## START Data section
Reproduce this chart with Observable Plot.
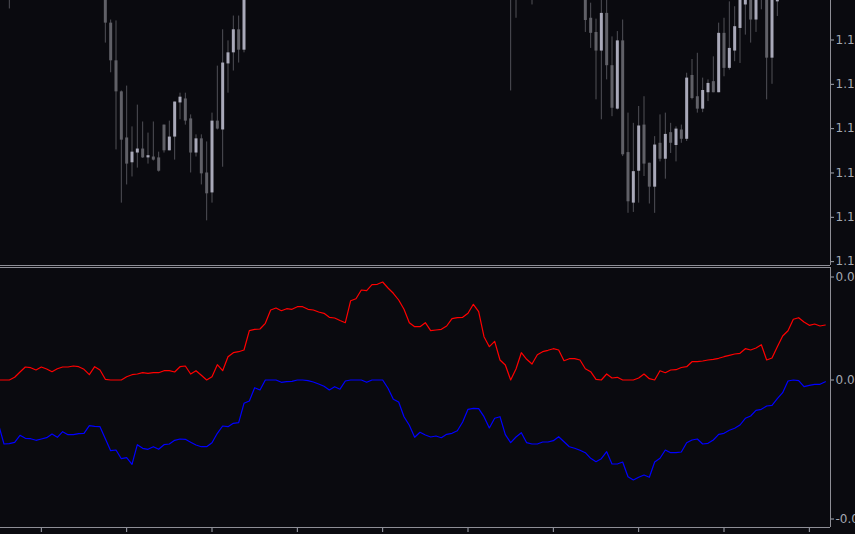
<!DOCTYPE html>
<html>
<head>
<meta charset="utf-8">
<script src="https://cdn.jsdelivr.net/npm/d3@7"></script>
<script src="https://cdn.jsdelivr.net/npm/@observablehq/plot@0.6"></script>
<style>
  html, body { margin: 0; padding: 0; background: #0a0a0f; overflow: hidden; width: 855px; height: 534px; }
  #chart svg { display: block; }
</style>
</head>
<body>
<div id="chart"></div>
<script>
// ---- Price panel (candles): bar index, open, high, low, close ----
const candleBar = [2, 20, 21, 22, 23, 24, 25, 26, 27, 28, 29, 30, 31, 32, 33, 34, 35, 36, 37, 38, 39, 40, 41, 42, 43, 44, 45, 46,
  96, 97, 100, 110, 111, 112, 113, 114, 115, 116, 117, 118, 119, 120, 121, 122, 123, 124, 125, 126, 127, 128, 129, 130,
  131, 132, 133, 134, 135, 136, 137, 138, 139, 140, 141, 142, 143, 144, 145, 146];
const candleOpen = [1.12150, 1.12158, 1.12038, 1.11953, 1.11883, 1.11779, 1.11723, 1.11745, 1.11754, 1.11734, 1.11736, 1.11734, 1.11808, 1.11750, 1.11781, 1.11858, 1.11867, 1.11822, 1.11745, 1.11777, 1.11700, 1.11655, 1.11817, 1.11797, 1.11946, 1.11971, 1.12023, 1.11977,
  1.12120, 1.12140, 1.12130, 1.12130, 1.12049, 1.12017, 1.11975, 1.12060, 1.11942, 1.11844, 1.11998, 1.11746, 1.11632, 1.11704, 1.11808, 1.11722, 1.11668, 1.11767, 1.11731, 1.11791, 1.11762, 1.11797, 1.11776, 1.11920,
  1.11872, 1.11844, 1.11881, 1.11906, 1.11881, 1.12015, 1.11936, 1.11975, 1.12026, 1.12079, 1.12120, 1.12045, 1.12120, 1.12120, 1.11959, 1.12086];
const candleHigh = [1.12170, 1.12180, 1.12045, 1.12043, 1.11885, 1.11896, 1.11804, 1.11853, 1.11815, 1.11790, 1.11815, 1.11747, 1.11808, 1.11817, 1.11860, 1.11880, 1.11880, 1.11831, 1.11786, 1.11786, 1.11770, 1.11835, 1.11941, 1.12023, 1.11998, 1.12054, 1.12054, 1.12135,
  1.12160, 1.12180, 1.12160, 1.12150, 1.12083, 1.12047, 1.12100, 1.12095, 1.12007, 1.12019, 1.12045, 1.11835, 1.11812, 1.11850, 1.11872, 1.11722, 1.11782, 1.11831, 1.11835, 1.11812, 1.11804, 1.11808, 1.11925, 1.11956,
  1.11970, 1.11914, 1.11910, 1.11962, 1.12038, 1.12049, 1.12086, 1.12075, 1.12120, 1.12130, 1.12140, 1.12130, 1.12150, 1.12140, 1.12120, 1.12130];
const candleLow = [1.12070, 1.11993, 1.11926, 1.11752, 1.11632, 1.11673, 1.11691, 1.11711, 1.11733, 1.11720, 1.11727, 1.11702, 1.11745, 1.11750, 1.11729, 1.11820, 1.11808, 1.11700, 1.11736, 1.11673, 1.11592, 1.11632, 1.11797, 1.11713, 1.11880, 1.11930, 1.11948, 1.11971,
  1.11885, 1.12049, 1.12079, 1.12017, 1.11981, 1.11865, 1.11820, 1.11910, 1.11827, 1.11842, 1.11737, 1.11609, 1.11611, 1.11632, 1.11692, 1.11630, 1.11609, 1.11725, 1.11686, 1.11744, 1.11725, 1.11767, 1.11771, 1.11865,
  1.11835, 1.11836, 1.11861, 1.11881, 1.11881, 1.11917, 1.11932, 1.11951, 1.11947, 1.12011, 1.11993, 1.12017, 1.12068, 1.11865, 1.11900, 1.12053];
const candleClose = [1.12130, 1.12038, 1.11953, 1.11883, 1.11774, 1.11720, 1.11747, 1.11754, 1.11734, 1.11739, 1.11729, 1.11704, 1.11750, 1.11781, 1.11860, 1.11871, 1.11817, 1.11745, 1.11777, 1.11698, 1.11653, 1.11817, 1.11799, 1.11948, 1.11971, 1.12023, 1.11977, 1.12113,
  1.12140, 1.12110, 1.12110, 1.12044, 1.12015, 1.11975, 1.12060, 1.11942, 1.11846, 1.11998, 1.11741, 1.11635, 1.11703, 1.11806, 1.11720, 1.11668, 1.11763, 1.11731, 1.11787, 1.11767, 1.11799, 1.11776, 1.11914, 1.11868,
  1.11844, 1.11886, 1.11902, 1.11881, 1.12015, 1.11936, 1.11981, 1.12030, 1.12101, 1.12110, 1.12045, 1.12110, 1.12105, 1.11959, 1.12100, 1.12110];
const priceTicks = [1.1150, 1.1160, 1.1170, 1.1180, 1.1190, 1.1200, 1.1210];

// ---- Indicator panel: one value per bar (bar 0 .. 155) ----
const redSeries = [
  0, 0, 0, 0.00027, 0.0008, 0.0013, 0.00123, 0.001, 0.0013, 0.0011,
  0.00083, 0.00113, 0.0013, 0.0013, 0.0014, 0.00133, 0.00107, 0.00053, 0.00133, 0.001,
  0.00007, 0, 0, 0, 0.00033, 0.00053, 0.0006, 0.00073, 0.00067, 0.00073,
  0.00073, 0.00093, 0.00093, 0.0008, 0.00133, 0.0014, 0.0006, 0.00093, 0.00047, 0,
  0.00033, 0.00153, 0.00093, 0.00233, 0.00273, 0.00283, 0.003, 0.00493, 0.00507, 0.0051,
  0.00567, 0.007, 0.0072, 0.00693, 0.00713, 0.00707, 0.00733, 0.00733, 0.00707, 0.007,
  0.0068, 0.00667, 0.00627, 0.0062, 0.00595, 0.00573, 0.00793, 0.00813, 0.009, 0.00893,
  0.00953, 0.00957, 0.0098, 0.0092, 0.00867, 0.008, 0.00707, 0.00573, 0.00533, 0.00533,
  0.00573, 0.00493, 0.005, 0.00507, 0.0054, 0.00613, 0.00623, 0.00627, 0.00667, 0.00757,
  0.00683, 0.00433, 0.00333, 0.00387, 0.002, 0.0015, 0, 0.0011, 0.00273, 0.00207,
  0.0016, 0.00253, 0.00283, 0.00297, 0.00313, 0.003, 0.00193, 0.00213, 0.00213, 0.002,
  0.00113, 0.00083, 0.00007, 0, 0.0006, 0.0002, 0.00027, 0, 0, 0,
  0.0002, 0.0006, 0.00013, 0, 0.00093, 0.00073, 0.001, 0.00103, 0.00125, 0.00133,
  0.00183, 0.00183, 0.0019, 0.002, 0.00207, 0.00217, 0.00233, 0.00247, 0.0026, 0.00267,
  0.00313, 0.003, 0.0032, 0.00353, 0.002, 0.0022, 0.00333, 0.0044, 0.00493, 0.00607,
  0.00623, 0.0058, 0.00547, 0.0056, 0.0054, 0.0055
];
const blueSeries = [
  -0.0045, -0.0064, -0.00637, -0.00623, -0.00553, -0.00583, -0.00587, -0.00603, -0.0059, -0.00577,
  -0.0054, -0.00573, -0.00517, -0.00547, -0.00547, -0.00537, -0.00533, -0.00457, -0.00463, -0.00467,
  -0.00587, -0.00707, -0.007, -0.00787, -0.00777, -0.00843, -0.00647, -0.00683, -0.00693, -0.00667,
  -0.00693, -0.00647, -0.0064, -0.00603, -0.0059, -0.00593, -0.00623, -0.0065, -0.00667, -0.00667,
  -0.00627, -0.00533, -0.0046, -0.00467, -0.00433, -0.00427, -0.00233, -0.0021, -0.00077, -0.001,
  0, 0, 0, -0.00023, -0.00017, -0.00013, 0, 0, -0.00007, -0.0002,
  -0.0004, -0.00063, -0.001, -0.00067, -0.00092, -0.0001, 0, 0, 0, -0.00023,
  0, 0, 0, -0.00083, -0.00193, -0.0022, -0.00367, -0.00453, -0.00573, -0.00523,
  -0.0055, -0.0057, -0.0056, -0.00577, -0.00543, -0.00533, -0.00507, -0.0042, -0.00293, -0.00283,
  -0.00287, -0.00367, -0.0048, -0.00383, -0.00367, -0.00547, -0.00627, -0.0057, -0.00527, -0.00627,
  -0.0064, -0.0064, -0.0062, -0.0062, -0.00607, -0.00567, -0.00617, -0.00667, -0.00683, -0.00703,
  -0.00727, -0.00783, -0.00817, -0.00787, -0.00717, -0.0084, -0.0084, -0.0082, -0.00967, -0.01,
  -0.00973, -0.0095, -0.00973, -0.0082, -0.00783, -0.007, -0.00727, -0.00727, -0.0072, -0.00627,
  -0.006, -0.0059, -0.0064, -0.00633, -0.006, -0.00543, -0.00533, -0.00503, -0.00483, -0.0045,
  -0.00383, -0.0036, -0.00303, -0.00293, -0.0026, -0.00253, -0.00187, -0.00127, -0.0001, 0,
  -0.00007, -0.00067, -0.00053, -0.00043, -0.00043, -0.00017
];
const flowTicks = [-0.0139, 0, 0.0103];
const timeTicks = [8, 24, 40, 56, 72, 88, 104, 120, 136, 152];

// ---- scales / styling (Plot adds a 0.5px offset, ranges are set accordingly) ----
const bg = "#0a0a0f";
const frameColor = "#8e8e96";
const labelColor = "#a4a8b2";
const wickColor = "#505057";
const bullColor = "#a9a9b9";
const bearColor = "#606067";
const xDomain = [0, 150];
const xRange = [-1.833, 798.167];
const xEdge = 155.97;
const priceDomain = [1.114913, 1.120902];
const flowDomain = [-0.01475, 0.01125];
const fmt = d => d.toFixed(4);

const candles = candleBar.map((b, i) => ({
  bar: b, open: candleOpen[i], high: candleHigh[i], low: candleLow[i], close: candleClose[i]
}));
const flows = redSeries.map((r, i) => ({bar: i, red: r, blue: blueSeries[i]}));

const baseStyle = {background: bg, color: labelColor, fontFamily: "DejaVu Sans, sans-serif", fontSize: "12px", overflow: "hidden"};

const upper = Plot.plot({
  width: 855, height: 267,
  marginLeft: 0, marginRight: 25, marginTop: 0, marginBottom: 1,
  style: baseStyle,
  x: {domain: xDomain, range: xRange, axis: null},
  y: {domain: priceDomain, range: [265, -0.5], axis: "right", ticks: priceTicks,
      tickFormat: fmt, tickSize: 3, tickPadding: 2, label: null},
  marks: [
    Plot.ruleX(candles, {x: "bar", y1: "low", y2: "high", stroke: wickColor, strokeWidth: 1, clip: true}),
    Plot.ruleX(candles, {x: "bar", y1: "open", y2: "close",
      stroke: d => d.close >= d.open ? bullColor : bearColor, strokeWidth: 3, clip: true}),
    Plot.ruleY([priceDomain[0]], {x1: xDomain[0] - 1, x2: xEdge, stroke: frameColor}),
    Plot.ruleX([xEdge], {y1: priceDomain[0], y2: priceDomain[1] + 0.001, stroke: frameColor})
  ]
});

const lower = Plot.plot({
  width: 855, height: 267,
  marginLeft: 0, marginRight: 25, marginTop: 0, marginBottom: 6,
  style: baseStyle,
  x: {domain: xDomain, range: xRange, axis: "bottom", ticks: timeTicks, tickSize: 4,
      tickFormat: () => "", label: null},
  y: {domain: flowDomain, range: [260, 0], axis: "right", ticks: flowTicks,
      tickFormat: fmt, tickSize: 3, tickPadding: 2, label: null},
  marks: [
    Plot.ruleY([flowDomain[1]], {x1: xDomain[0] - 1, x2: xEdge, stroke: frameColor}),
    Plot.ruleY([flowDomain[0]], {x1: xDomain[0] - 1, x2: xEdge, stroke: frameColor}),
    Plot.ruleX([xEdge], {y1: flowDomain[0], y2: flowDomain[1], stroke: frameColor}),
    Plot.line(flows, {x: "bar", y: "red", stroke: "#ff0000", strokeWidth: 1.2}),
    Plot.line(flows, {x: "bar", y: "blue", stroke: "#0000ff", strokeWidth: 1.2})
  ]
});

const chart = document.getElementById("chart");
chart.appendChild(upper);
chart.appendChild(lower);
</script>
</body>
</html>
## END Data section
→ **Set task**: Read through the lines above and collect those that contain the string "chart".

→ **Completed exercise**:
Reproduce this chart with Observable Plot.
  #chart svg { display: block; }
<div id="chart"></div>
const chart = document.getElementById("chart");
chart.appendChild(upper);
chart.appendChild(lower);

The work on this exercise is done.